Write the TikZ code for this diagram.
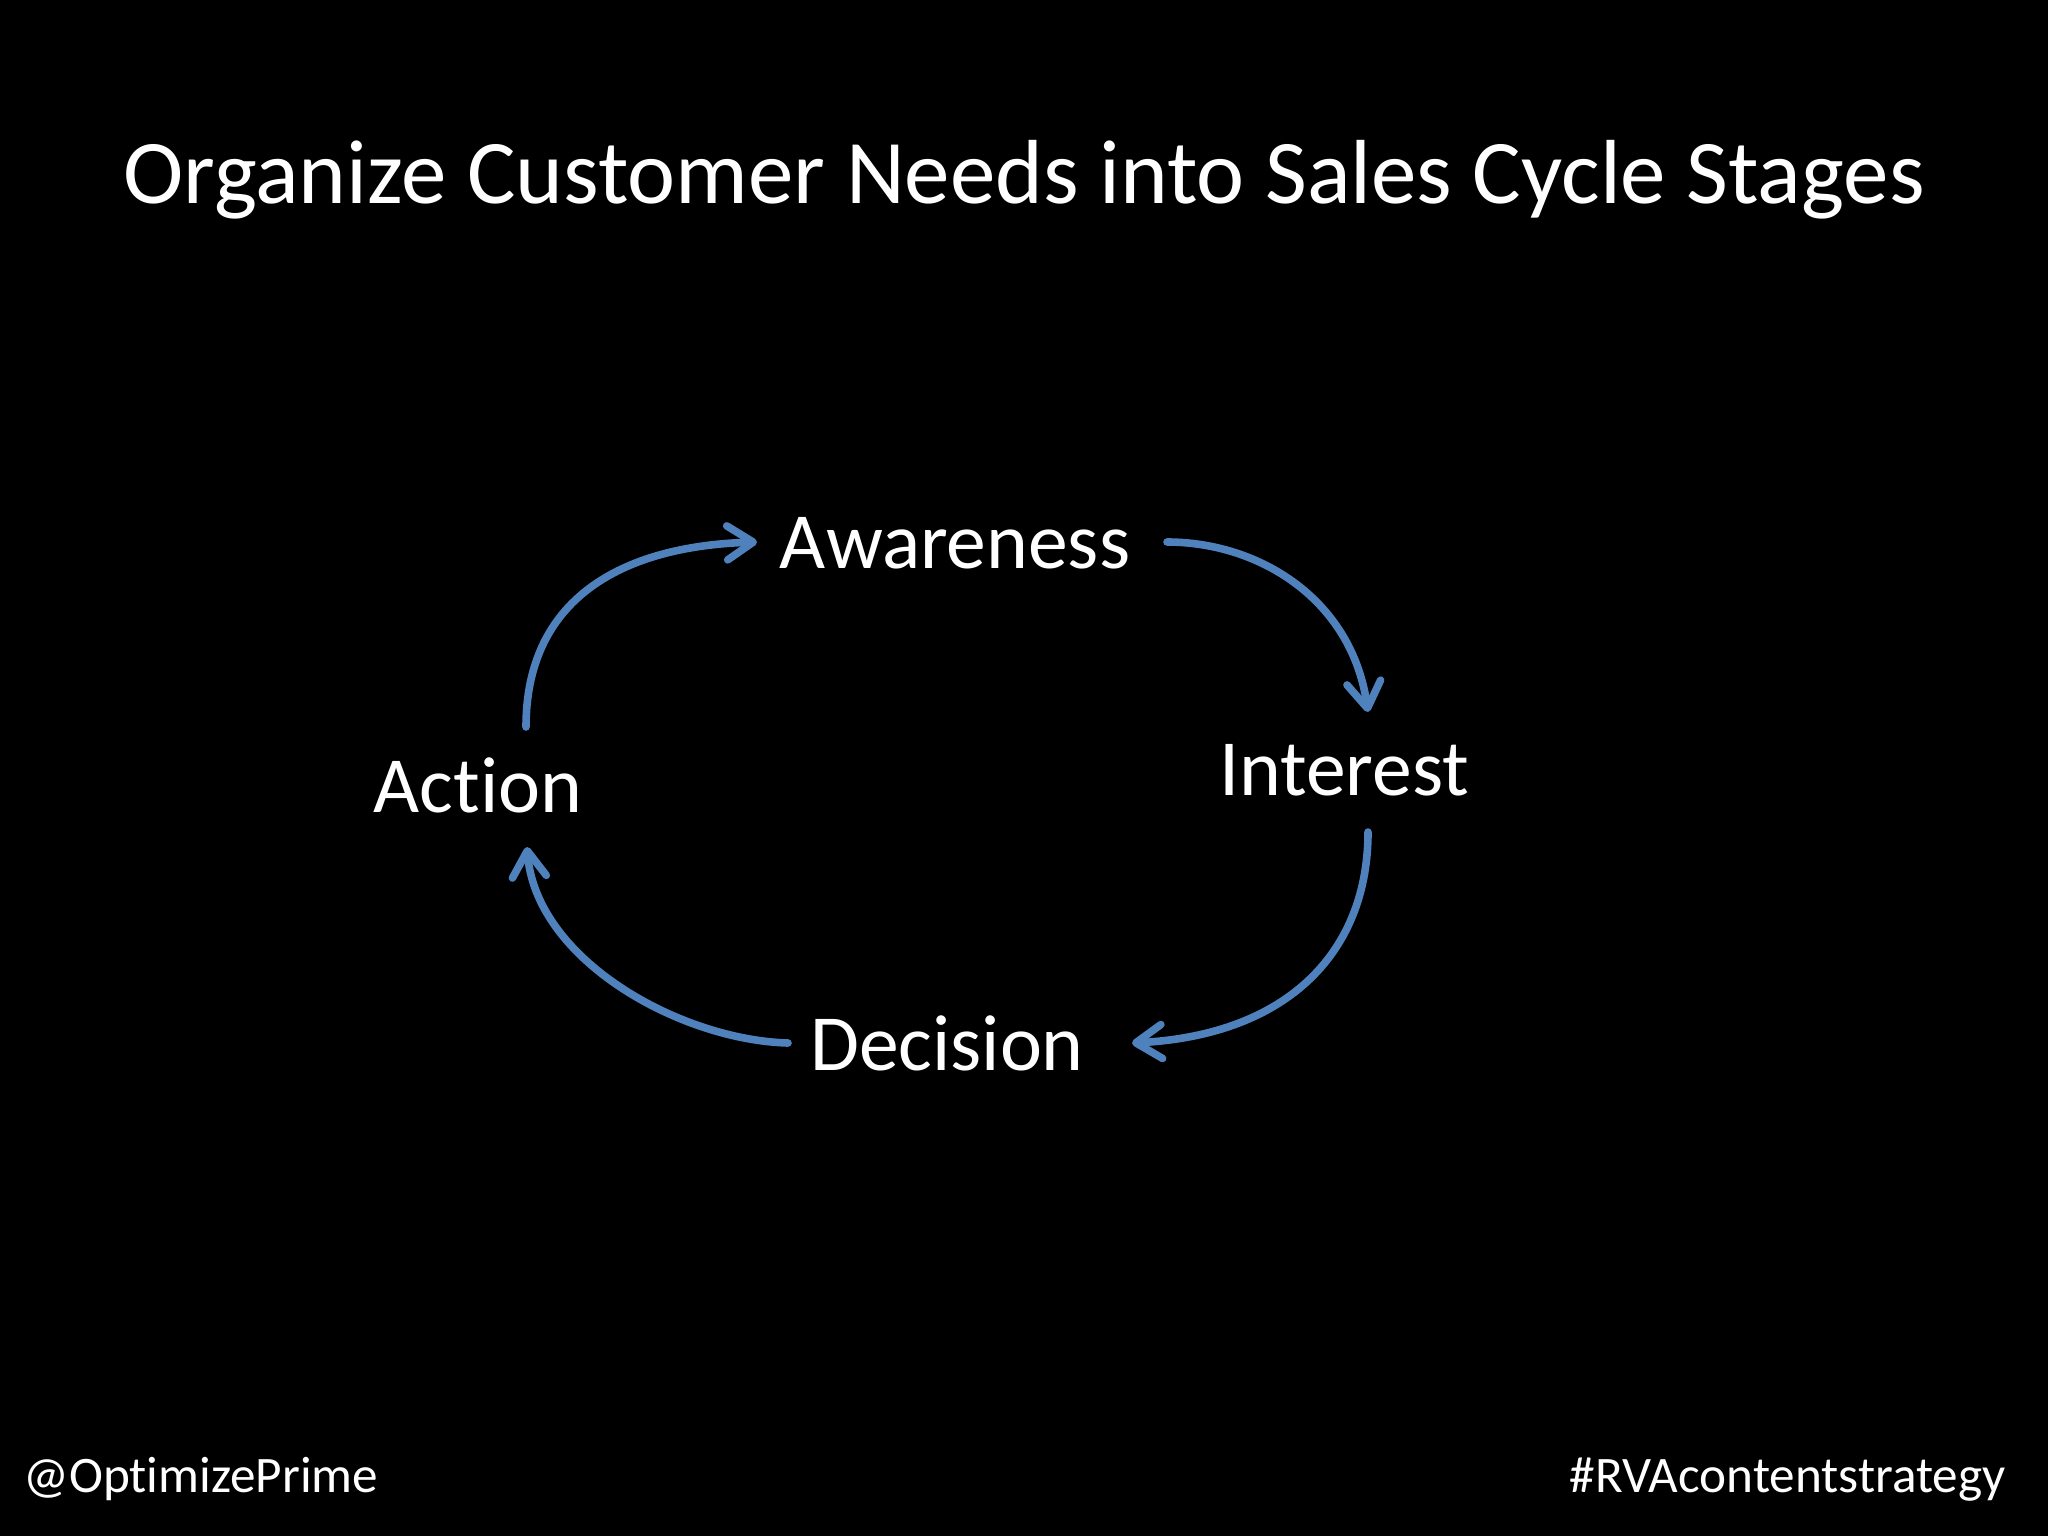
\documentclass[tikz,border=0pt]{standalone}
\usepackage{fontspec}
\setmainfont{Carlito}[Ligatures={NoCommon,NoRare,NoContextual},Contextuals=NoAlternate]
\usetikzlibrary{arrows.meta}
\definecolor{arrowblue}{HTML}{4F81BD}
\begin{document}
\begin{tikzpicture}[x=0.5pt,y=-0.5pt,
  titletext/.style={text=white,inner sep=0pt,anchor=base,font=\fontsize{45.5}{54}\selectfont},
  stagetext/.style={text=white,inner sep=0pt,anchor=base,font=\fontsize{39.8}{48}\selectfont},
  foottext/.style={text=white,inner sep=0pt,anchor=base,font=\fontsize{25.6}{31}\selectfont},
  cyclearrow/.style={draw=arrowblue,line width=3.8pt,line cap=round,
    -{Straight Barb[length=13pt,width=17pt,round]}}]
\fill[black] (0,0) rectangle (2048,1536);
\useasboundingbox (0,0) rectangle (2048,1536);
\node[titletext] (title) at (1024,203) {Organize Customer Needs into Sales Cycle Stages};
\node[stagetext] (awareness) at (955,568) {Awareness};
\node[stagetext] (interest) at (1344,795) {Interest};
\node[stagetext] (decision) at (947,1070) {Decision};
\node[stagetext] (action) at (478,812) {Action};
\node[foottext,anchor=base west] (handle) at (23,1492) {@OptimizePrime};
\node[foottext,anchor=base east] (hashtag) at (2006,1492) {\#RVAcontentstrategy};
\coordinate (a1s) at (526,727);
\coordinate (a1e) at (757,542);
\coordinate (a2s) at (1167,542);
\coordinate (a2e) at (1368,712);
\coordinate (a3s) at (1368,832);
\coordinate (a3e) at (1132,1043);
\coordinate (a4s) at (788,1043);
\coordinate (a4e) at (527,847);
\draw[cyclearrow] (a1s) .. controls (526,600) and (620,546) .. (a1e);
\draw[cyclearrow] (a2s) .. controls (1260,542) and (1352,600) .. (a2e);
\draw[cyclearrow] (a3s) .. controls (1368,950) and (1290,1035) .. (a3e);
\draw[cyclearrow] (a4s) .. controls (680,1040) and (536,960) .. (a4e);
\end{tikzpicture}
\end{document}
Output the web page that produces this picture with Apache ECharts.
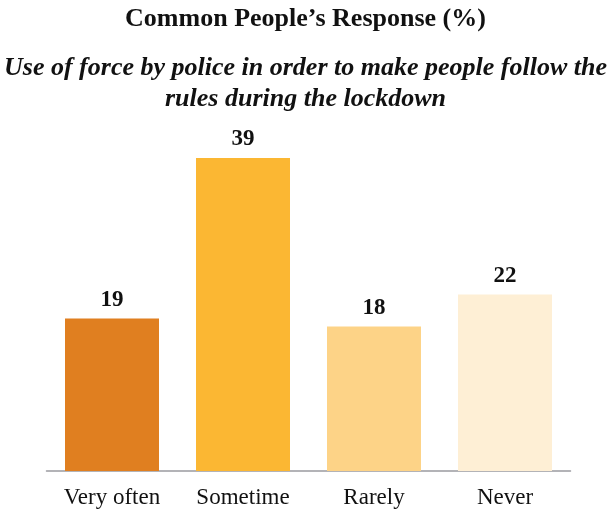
-=-=-
Skip the images and write out the rest of the listing exactly.

◆ EXPECTED ANSWER:
Write the TikZ code for this diagram.
\documentclass[tikz,border=0pt]{standalone}
\usepackage{fontspec}
\setmainfont{Carlito}[Ligatures={NoCommon,NoRare,NoContextual},Contextuals=NoAlternate]
\usetikzlibrary{arrows.meta}
\definecolor{arrowblue}{HTML}{4F81BD}
\begin{document}
\begin{tikzpicture}[x=0.5pt,y=-0.5pt,
  titletext/.style={text=white,inner sep=0pt,anchor=base,font=\fontsize{45.5}{54}\selectfont},
  stagetext/.style={text=white,inner sep=0pt,anchor=base,font=\fontsize{39.8}{48}\selectfont},
  foottext/.style={text=white,inner sep=0pt,anchor=base,font=\fontsize{25.6}{31}\selectfont},
  cyclearrow/.style={draw=arrowblue,line width=3.8pt,line cap=round,
    -{Straight Barb[length=13pt,width=17pt,round]}}]
\fill[black] (0,0) rectangle (2048,1536);
\useasboundingbox (0,0) rectangle (2048,1536);
\node[titletext] (title) at (1024,203) {Organize Customer Needs into Sales Cycle Stages};
\node[stagetext] (awareness) at (955,568) {Awareness};
\node[stagetext] (interest) at (1344,795) {Interest};
\node[stagetext] (decision) at (947,1070) {Decision};
\node[stagetext] (action) at (478,812) {Action};
\node[foottext,anchor=base west] (handle) at (23,1492) {@OptimizePrime};
\node[foottext,anchor=base east] (hashtag) at (2006,1492) {\#RVAcontentstrategy};
\coordinate (a1s) at (526,727);
\coordinate (a1e) at (757,542);
\coordinate (a2s) at (1167,542);
\coordinate (a2e) at (1368,712);
\coordinate (a3s) at (1368,832);
\coordinate (a3e) at (1132,1043);
\coordinate (a4s) at (788,1043);
\coordinate (a4e) at (527,847);
\draw[cyclearrow] (a1s) .. controls (526,600) and (620,546) .. (a1e);
\draw[cyclearrow] (a2s) .. controls (1260,542) and (1352,600) .. (a2e);
\draw[cyclearrow] (a3s) .. controls (1368,950) and (1290,1035) .. (a3e);
\draw[cyclearrow] (a4s) .. controls (680,1040) and (536,960) .. (a4e);
\end{tikzpicture}
\end{document}
Output the web page that produces this picture with Apache ECharts.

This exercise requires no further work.